Configuration (task):

{
	"type":"collect_values", 
	"markerName": "FLAG_SYMBOL_TO_COLLECT", 
	"file": "generated/flag_list.ts",
	"collectionType": "readonly_set", // see config definition file for other collection types
	"collectionValueType": "FlagSymbol",
	"additionalImports": ["import {FlagSymbol} from \"value_enumeration/flag_symbol\";"],
	"exportedName": "allFlags"
}

Usage:

// this is the marker interface
export interface FLAG_SYMBOL_TO_COLLECT {}

// this is the type we will use, as interface cannot inherit symbol
export type FlagSymbol = Symbol & FLAG_SYMBOL_TO_COLLECT;

// this is utility function that will create instances of our type
export function makeFlagSymbol(name: string): FlagSymbol {
	return Symbol(name);
}

// this value will be put into collection
export const myFlag = makeFlagSymbol("my_flags");  

Values that DO trigger transformer: exported value that explicitly conform to the marker interface. Nesting them into exported namespaces is also allowed.
Values that DO NOT trigger transformer: non-exported values; values in non-exported namespaces.

Substitute variables of certain type with values determined at compile-time

Use-case: you want to embed project version as string literal into your code.

Configuration (tasks):

{
	"type":"pseudovariable", 
	"markerName": "PACKAGE_VERSION_MARKER", 
	"valueType": "json_file_value", // see config definition file for other collection types
	"file": "./packagelike.json", 
	"jsonPath": ["description", "version"]
},
{
	"type":"pseudovariable", 
	"markerName": "MODULE_NAME_MARKER", 
	"valueType": "module_name"
}

Usage:

// marker interfaces
interface PACKAGE_VERSION_MARKER {}
interface MODULE_NAME_MARKER {}

// variables that will be substituted when referenced
export const packageVersion: string & PACKAGE_VERSION_MARKER = "<will be substituted>"
export const moduleName: string & MODULE_NAME_MARKER = "<will be substituted>"

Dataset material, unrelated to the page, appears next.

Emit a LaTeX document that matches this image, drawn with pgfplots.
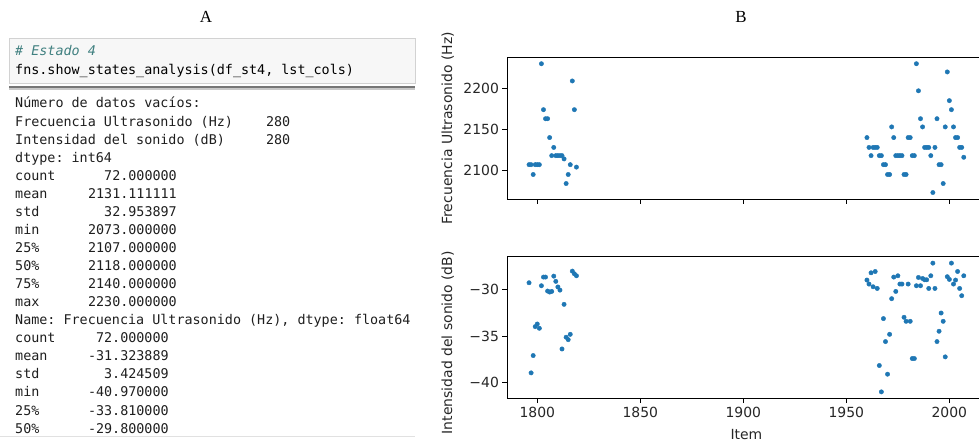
\documentclass[border=0pt]{standalone}
\usepackage{fontspec}
\usepackage{pgfplots}
\usepackage{pgfplotstable}
\pgfplotsset{compat=1.18}
\setmainfont{DejaVu Sans}
\newfontfamily\monofont{DejaVu Sans Mono}
\newfontfamily\serifA{Liberation Serif}
\definecolor{mplblue}{RGB}{31,119,180}
\definecolor{cellbg}{RGB}{247,247,247}
\definecolor{cellborder}{RGB}{210,210,210}
\definecolor{commentc}{RGB}{64,128,128}
\definecolor{outtxt}{RGB}{30,30,30}
\newcommand{\mf}{\monofont\fontsize{13.45}{16}\selectfont}
\newcommand{\lab}{\fontsize{14}{16}\selectfont}
\frenchspacing

\pgfplotstableread{
x f d
1796 2107 -29.25
1797 2107 -38.93
1798 2095 -37.07
1799 2107 -33.96
1800 2107 -33.68
1801 2107 -34.14
1802 2230 -29.57
1803 2174 -28.64
1804 2163 -28.64
1805 2163 -30.14
1806 2140 -30.25
1807 2118 -30.18
1808 2128 -28.54
1809 2118 -29.10
1810 2118 -29.70
1811 2118 -30.04
1812 2118 -36.36
1813 2114 -31.57
1814 2084 -35.10
1815 2095 -35.36
1816 2107 -34.79
1817 2209 -28.00
1818 2174 -28.29
1819 2104 -28.50
1960 2140 -28.96
1961 2128 -29.39
1962 2118 -28.18
1963 2128 -29.68
1964 2128 -28.04
1965 2128 -29.86
1966 2118 -38.14
1967 2118 -40.97
1968 2107 -33.10
1969 2107 -35.57
1970 2095 -39.07
1971 2095 -34.79
1972 2153 -30.96
1973 2140 -28.64
1974 2118 -30.18
1975 2118 -28.50
1976 2118 -29.39
1977 2118 -29.39
1978 2095 -32.96
1979 2095 -33.39
1980 2140 -29.39
1981 2140 -33.39
1982 2118 -37.39
1983 2118 -37.39
1984 2230 -29.57
1985 2197 -28.68
1986 2163 -29.57
1987 2153 -28.79
1988 2128 -28.93
1989 2128 -28.93
1990 2128 -29.86
1991 2118 -28.50
1992 2073 -27.14
1993 2128 -29.86
1994 2163 -35.57
1995 2107 -34.46
1996 2107 -32.50
1997 2084 -33.39
1998 2153 -37.21
1999 2220 -28.60
2000 2185 -28.89
2001 2174 -27.14
2002 2153 -29.39
2003 2140 -28.96
2004 2140 -28.04
2005 2128 -29.86
2006 2128 -30.64
2007 2116 -28.50
}\datatab

\pgfplotsset{mplstyle/.style={
  scale only axis, width=478.2bp,
  xmin=1785.45, xmax=2017.55,
  axis line style={line width=0.8bp, black},
  tick align=outside, tick pos=left,
  major tick length=4.9bp,
  every tick/.style={black, line width=0.8bp},
  tick label style={font=\lab, text=black!85},
  xtick={1800,1850,1900,1950,2000},
}}

\newcommand{\lrow}[2]{\node[anchor=base west, inner sep=0pt, font=\mf, text=outtxt] at (15,{333-18.06*#1}) {#2};}
\newcommand{\vrow}[3]{\node[anchor=base east, inner sep=0pt, font=\mf, text=outtxt] at ({15+8.1*#2},{333-18.06*#1}) {#3};}

\begin{document}
\begin{tikzpicture}[x=1bp,y=1bp]
% ---------------- panel A ----------------
\node[anchor=base, inner sep=0pt, font=\serifA\fontsize{17}{20}\selectfont] at (206,418) {A};
\filldraw[fill=cellbg, draw=cellborder, line width=0.8bp] (9,403) rectangle (415,358);
\draw[line width=2.2bp, color={rgb,255:red,118;green,118;blue,118}] (9,354) -- (415,354);
\draw[line width=1.4bp, color={rgb,255:red,200;green,200;blue,200}] (9,352) -- (415,352);
\node[anchor=base west, inner sep=0pt, font=\mf\itshape, text=commentc] at (15,385) {\# Estado 4};
\node[anchor=base west, inner sep=0pt, font=\mf, text=black] at (15,366) {fns.show\_states\_analysis(df\_st4, lst\_cols)};
\lrow{0}{Número de datos vacíos:}
\lrow{1}{Frecuencia Ultrasonido (Hz)}\vrow{1}{34}{280}
\lrow{2}{Intensidad del sonido (dB)}\vrow{2}{34}{280}
\lrow{3}{dtype: int64}
\lrow{4}{count}\vrow{4}{20}{72.000000}
\lrow{5}{mean}\vrow{5}{20}{2131.111111}
\lrow{6}{std}\vrow{6}{20}{32.953897}
\lrow{7}{min}\vrow{7}{20}{2073.000000}
\lrow{8}{25\%}\vrow{8}{20}{2107.000000}
\lrow{9}{50\%}\vrow{9}{20}{2118.000000}
\lrow{10}{75\%}\vrow{10}{20}{2140.000000}
\lrow{11}{max}\vrow{11}{20}{2230.000000}
\lrow{12}{Name: Frecuencia Ultrasonido (Hz), dtype: float64}
\lrow{13}{count}\vrow{13}{19}{72.000000}
\lrow{14}{mean}\vrow{14}{19}{-31.323889}
\lrow{15}{std}\vrow{15}{19}{3.424509}
\lrow{16}{min}\vrow{16}{19}{-40.970000}
\lrow{17}{25\%}\vrow{17}{19}{-33.810000}
\lrow{18}{50\%}\vrow{18}{19}{-29.800000}
\draw[line width=1bp, color={rgb,255:red,225;green,225;blue,225}] (0,4) -- (415,4);
% ---------------- panel B ----------------
\node[anchor=base, inner sep=0pt, font=\serifA\fontsize{17}{20}\selectfont] at (741,418) {B};
\begin{axis}[mplstyle, at={(507.3bp,242bp)}, anchor=south west, height=141.7bp,
  ymin=2065.15, ymax=2237.85, ytick={2100,2150,2200}, yticklabels={2100,2150,2200},
  xticklabels={}]
\addplot[only marks, mark=*, mark size=2.2bp, mplblue, mark options={draw=none, fill=mplblue}] table[x=x, y=f] {\datatab};
\end{axis}
\begin{axis}[mplstyle, at={(507.3bp,42.7bp)}, anchor=south west, height=141.6bp,
  ymin=-41.66, ymax=-26.45, ytick={-40,-35,-30}, yticklabels={−40,−35,−30},
  xticklabels={1800,1850,1900,1950,2000}]
\addplot[only marks, mark=*, mark size=2.2bp, mplblue, mark options={draw=none, fill=mplblue}] table[x=x, y=d] {\datatab};
\end{axis}
\node[rotate=90, anchor=base, inner sep=0pt, font=\lab, text=black!85] at (452,312.7) {Frecuencia Ultrasonido (Hz)};
\node[rotate=90, anchor=base, inner sep=0pt, font=\lab, text=black!85] at (452,98.3) {Intensidad del sonido (dB)};
\node[anchor=base, inner sep=0pt, font=\lab, text=black!85] at (746.4,1.7) {Item};
\pgfresetboundingbox
\useasboundingbox (0,0) rectangle (979,441);
\end{tikzpicture}
\end{document}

// usage example - variables in following code will be substituted with compile-time values
console.log(packageVersion.split("."));
let x = moduleName + ", nya!"
console.log(x);

Note that values from files are extracted from files at compiler start, and not on every transform. That is done for performance reasons.
And, depending on your build setup, values from files (and "build time" values) may work poorly, as variables are only substituted on transform, and actual value in the file is not tracked; that can lead to outdated values in resulting code. It is therefore advised to fully delete output directory before each compiler start.

Remove function calls

Use-case: debug logging, or performance meters, or whatever else that should not appear in release build.

Configuration (task):

{
	"type": "remove_calls",
	"markerName": "REMOVE_THIS_FUNCTION_CALL"
}

Usage:

// marker interface
export interface REMOVE_THIS_FUNCTION_CALL {}

// function that returns marked type as result
export function logDebug(line: string): REMOVE_THIS_FUNCTION_CALL | undefined {
	console.error(line);
	return undefined;
}

export function doSomething(): void  {
	// this call will be removed
	logDebug("Doing something!")
	process.exit(1);
}

Note: function really should not return any value that you may want to use. If you do, removal of the call may lead to broken code.

Collect Map of type names to values using typeof

Use-case: some complicated user input validation system.

Configuration (task):

{
	"type":"collect_typeof_type_map", 
	"markerName": "DTO_MARKER_TYPE",
	"file": "generated/dto_source_list_map.ts", 
	"collectionType": "readonly_object", 
	"exportedName": "dtoSourceListMap"
}

Usage:

// marker interface
export interface DTO_MARKER_TYPE {}

// type expression to make things easier
// it's not important what type it will be exactly
// it just must have marker type and take type argument
export type Binder<T> = {value: T} & DTO_MARKER_TYPE

// some value that we will bind to types
export const myValue = "i'm a string"

// this will generate entry with key "BoundType" (maybe with module name, configurable)
// and value myValue
export type BoundType = Binder<typeof myValue>

// this will do the same
export interface BoundType2 extends Binder<typeof myValue>{}

Add decorator to methods of marked classes with type information

Use-case: API method input data validation

Configuration (task):

{
	"type":"decorate_method_types", 
	"markerName": "MY_API_CLASS",
	"decoratorName":"methodTypes",
	"importDecoratorFrom":"decorate_methods/method_decorator",
	"externalTypes": ["THIS_IS_EXTERNAL_TYPE"]
}

Usage:

// declare the decorator like this:
export function methodTypes(types: ToolboxTransformer.ParameterDefinition[]): (target: unknown, propertyKey: string) => void {
	return () => {
		// ...whatever
	}
}

// declare marker interface
export interface MY_API_CLASS {}

// example class. decorator invocation will be added to all methods of the class
export class MyClass implements MY_API_CLASS {
	action(order: Order, count: number): string { ... }
}

// marker for external types
interface THIS_IS_EXTERNAL_TYPE {}

// declaration of marked external types won't result in "shape" of the object in type descriptions
// name of the declaration will be used instead in "external" type description
interface Order extends THIS_IS_EXTERNAL_TYPE {
	id: number
}

Caveat: when method references structure (interface/type) that is defined in separate file, the structure is "copied" into the decorator invocation. If you run typescript compiler in watch mode and edit structure, outdated structure will be stored in decorator invocation (that is, it won't update by itself, you need to trigger file build to update it). It's not a big deal, as you're already should build release builds from scratch; just an inconvenience.